### Task directions
Restate, exactly and without pictures, the lines from the start of the listing below through the line holding "0.0571, 0.0569, 0.0567, 0.0565, 0.0562]".

— START OF Information shown —

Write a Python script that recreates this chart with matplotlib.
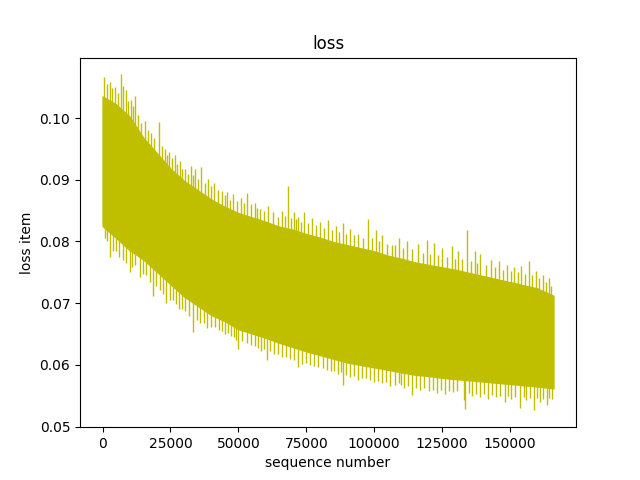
import numpy as np
import matplotlib
matplotlib.use("Agg")
import matplotlib.pyplot as plt

# band of the loss curve (dense body, without spikes)
seq_x = [0, 5000, 10000, 15000, 20000, 25000, 30000, 35000, 40000, 45000,
         50000, 55000, 60000, 65000, 70000, 75000, 80000, 85000, 90000, 95000,
         100000, 105000, 110000, 115000, 120000, 125000, 130000, 135000, 140000,
         145000, 150000, 155000, 160000, 166000]
loss_hi = [0.1035, 0.1022, 0.1002, 0.0968, 0.0943, 0.0918, 0.0898, 0.0883, 0.0868, 0.0856,
           0.0846, 0.0839, 0.0832, 0.0824, 0.0819, 0.0812, 0.0806, 0.0799, 0.0794, 0.0789,
           0.0784, 0.0777, 0.0772, 0.0766, 0.0762, 0.0758, 0.0754, 0.0749, 0.0744,
           0.0739, 0.0734, 0.0729, 0.0724, 0.0712]
loss_lo = [0.0825, 0.0806, 0.0786, 0.0771, 0.0751, 0.0731, 0.0711, 0.0696, 0.0681, 0.0671,
           0.0658, 0.0651, 0.0644, 0.0636, 0.0629, 0.0622, 0.0616, 0.0610, 0.0604, 0.0600,
           0.0596, 0.0592, 0.0588, 0.0584, 0.0582, 0.0579, 0.0577, 0.0575, 0.0573,
           0.0571, 0.0569, 0.0567, 0.0565, 0.0562]

# tall upward spikes
up_x = [550, 2800, 4500, 6700, 8500, 10500, 12000, 13100, 15500, 17900, 20800, 22900,
        24500, 26600, 28500, 30300, 32500, 34000, 36400, 38900, 41000, 43800, 46000,
        48100, 51000, 53000, 56000, 58000, 61000, 64700, 66000, 68400, 70500, 72000,
        74300, 77000, 80000, 83000, 86000, 88500, 91100, 94000, 97900, 100500, 103000,
        106500, 109000, 112000, 116000, 119400, 122000, 125000, 128600, 131000, 134100,
        137000, 139100, 143000, 146000, 149000, 151500, 154000, 156900, 159500, 162000,
        164500]
up_y = [0.1066, 0.1058, 0.1050, 0.1072, 0.1045, 0.1030, 0.1035, 0.1005, 0.0995, 0.0975,
        0.0993, 0.0950, 0.0945, 0.0940, 0.0930, 0.0918, 0.0922, 0.0917, 0.0920, 0.0902,
        0.0895, 0.0882, 0.0880, 0.0877, 0.0870, 0.0878, 0.0862, 0.0852, 0.0858, 0.0840,
        0.0850, 0.0890, 0.0848, 0.0840, 0.0848, 0.0838, 0.0832, 0.0835, 0.0825, 0.0830,
        0.0820, 0.0812, 0.0836, 0.0818, 0.0810, 0.0795, 0.0805, 0.0800, 0.0796, 0.0803,
        0.0798, 0.0790, 0.0792, 0.0785, 0.0819, 0.0785, 0.0780, 0.0770, 0.0768, 0.0762,
        0.0758, 0.0760, 0.0768, 0.0752, 0.0745, 0.0740]

# short upward spikes along the top edge
up_small_x = [1600, 3600, 5600, 7600, 9500, 11300, 14300, 16700, 19000, 21800, 23700,
              25500, 27500, 29400, 31400, 33200, 35200, 37600, 40000, 42400, 44900, 47000,
              49500, 52000, 54500, 57000, 59500, 62800, 67200, 69500, 71200, 73200, 75600,
              78500, 81500, 84500, 87200, 89800, 92500, 95800, 99200, 101800, 104800,
              107800, 110500, 113800, 117800, 120700, 123500, 126800, 129800, 132500,
              135500, 138000, 141000, 144500, 147500, 150200, 152800, 155500, 158200,
              160800, 163200, 165200]
up_small_y = [0.1055, 0.1048, 0.1040, 0.1052, 0.1028, 0.1020, 0.0992, 0.0980, 0.0968,
              0.0955, 0.0940, 0.0935, 0.0925, 0.0918, 0.0910, 0.0908, 0.0902, 0.0895,
              0.0890, 0.0884, 0.0875, 0.0868, 0.0865, 0.0862, 0.0860, 0.0855, 0.0850,
              0.0848, 0.0842, 0.0838, 0.0836, 0.0832, 0.0830, 0.0826, 0.0822, 0.0818,
              0.0816, 0.0812, 0.0810, 0.0806, 0.0805, 0.0800, 0.0796, 0.0794, 0.0790,
              0.0788, 0.0782, 0.0780, 0.0778, 0.0775, 0.0772, 0.0772, 0.0768, 0.0765,
              0.0762, 0.0758, 0.0754, 0.0752, 0.0750, 0.0748, 0.0745, 0.0740, 0.0735,
              0.0728]

# deep downward spikes
down_x = [800, 2650, 5000, 7500, 10000, 12000, 13700, 16000, 18600, 21000, 23500, 26000,
          28000, 30500, 33400, 36000, 38500, 41500, 44000, 46300, 48500, 50000, 53000,
          56000, 58500, 60400, 63000, 66000, 69000, 72100, 75000, 78000, 81000, 84000,
          86500, 88700, 91000, 94000, 97000, 100000, 103000, 106000, 109000, 111000,
          113900, 117000, 120000, 123000, 126000, 129000, 132900, 133400, 136000, 139000,
          142000, 145000, 148000, 150500, 153800, 156000, 158700, 161000, 163500, 165500]
down_y = [0.0805, 0.0775, 0.0785, 0.0770, 0.0750, 0.0762, 0.0742, 0.0745, 0.0712, 0.0722,
          0.0700, 0.0705, 0.0690, 0.0688, 0.0654, 0.0668, 0.0660, 0.0662, 0.0655, 0.0652,
          0.0645, 0.0625, 0.0635, 0.0630, 0.0622, 0.0608, 0.0618, 0.0612, 0.0610, 0.0597,
          0.0603, 0.0598, 0.0595, 0.0590, 0.0585, 0.0568, 0.0580, 0.0576, 0.0578, 0.0572,
          0.0570, 0.0566, 0.0570, 0.0562, 0.0551, 0.0560, 0.0558, 0.0555, 0.0553, 0.0556,
          0.0543, 0.0529, 0.0550, 0.0548, 0.0545, 0.0548, 0.0540, 0.0545, 0.0530, 0.0543,
          0.0527, 0.0540, 0.0535, 0.0545]

# short downward spikes along the bottom edge
down_small_x = [1700, 3800, 6200, 8800, 11000, 14800, 17300, 19800, 22300, 24800, 27000,
                29300, 31800, 34700, 37200, 40000, 42800, 45200, 47400, 49200, 51500,
                54500, 57200, 59500, 61800, 64500, 67500, 70500, 73500, 76500, 79500,
                82500, 85300, 87700, 89800, 92500, 95500, 98500, 101500, 104500, 107500,
                110000, 112500, 115500, 118500, 121500, 124500, 127500, 130500, 134800,
                137500, 140500, 143500, 146500, 149200, 152000, 155000, 157500, 159800,
                162200, 164500]
down_small_y = [0.0800, 0.0785, 0.0775, 0.0765, 0.0758, 0.0748, 0.0735, 0.0728, 0.0715,
                0.0705, 0.0698, 0.0690, 0.0680, 0.0672, 0.0668, 0.0662, 0.0656, 0.0650,
                0.0646, 0.0640, 0.0638, 0.0632, 0.0628, 0.0625, 0.0622, 0.0618, 0.0612,
                0.0608, 0.0602, 0.0600, 0.0596, 0.0592, 0.0590, 0.0588, 0.0584, 0.0582,
                0.0578, 0.0576, 0.0574, 0.0572, 0.0568, 0.0568, 0.0566, 0.0563, 0.0562,
                0.0560, 0.0560, 0.0558, 0.0557, 0.0555, 0.0553, 0.0553, 0.0551, 0.0550,
                0.0550, 0.0548, 0.0548, 0.0546, 0.0547, 0.0545, 0.0546]

fig, ax = plt.subplots(figsize=(6.4, 4.8), dpi=100)

ax.fill_between(seq_x, loss_lo, loss_hi, color='y', lw=1)
mid = (np.array(loss_hi) + np.array(loss_lo)) / 2
ux = up_x + up_small_x
uy = up_y + up_small_y
dx = down_x + down_small_x
dy = down_y + down_small_y
ax.vlines(ux, np.interp(ux, seq_x, mid), uy, color='y', lw=1)
ax.vlines(dx, dy, np.interp(dx, seq_x, mid), color='y', lw=1)

ax.set_xlim(-8300, 174300)
ax.set_ylim(0.0499, 0.1098)
ax.set_title('loss')
ax.set_xlabel('sequence number')
ax.set_ylabel('loss item')

plt.savefig("out.png")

— END OF Information shown —

### Task answer
Write a Python script that recreates this chart with matplotlib.
import numpy as np
import matplotlib
matplotlib.use("Agg")
import matplotlib.pyplot as plt

# band of the loss curve (dense body, without spikes)
seq_x = [0, 5000, 10000, 15000, 20000, 25000, 30000, 35000, 40000, 45000,
         50000, 55000, 60000, 65000, 70000, 75000, 80000, 85000, 90000, 95000,
         100000, 105000, 110000, 115000, 120000, 125000, 130000, 135000, 140000,
         145000, 150000, 155000, 160000, 166000]
loss_hi = [0.1035, 0.1022, 0.1002, 0.0968, 0.0943, 0.0918, 0.0898, 0.0883, 0.0868, 0.0856,
           0.0846, 0.0839, 0.0832, 0.0824, 0.0819, 0.0812, 0.0806, 0.0799, 0.0794, 0.0789,
           0.0784, 0.0777, 0.0772, 0.0766, 0.0762, 0.0758, 0.0754, 0.0749, 0.0744,
           0.0739, 0.0734, 0.0729, 0.0724, 0.0712]
loss_lo = [0.0825, 0.0806, 0.0786, 0.0771, 0.0751, 0.0731, 0.0711, 0.0696, 0.0681, 0.0671,
           0.0658, 0.0651, 0.0644, 0.0636, 0.0629, 0.0622, 0.0616, 0.0610, 0.0604, 0.0600,
           0.0596, 0.0592, 0.0588, 0.0584, 0.0582, 0.0579, 0.0577, 0.0575, 0.0573,
           0.0571, 0.0569, 0.0567, 0.0565, 0.0562]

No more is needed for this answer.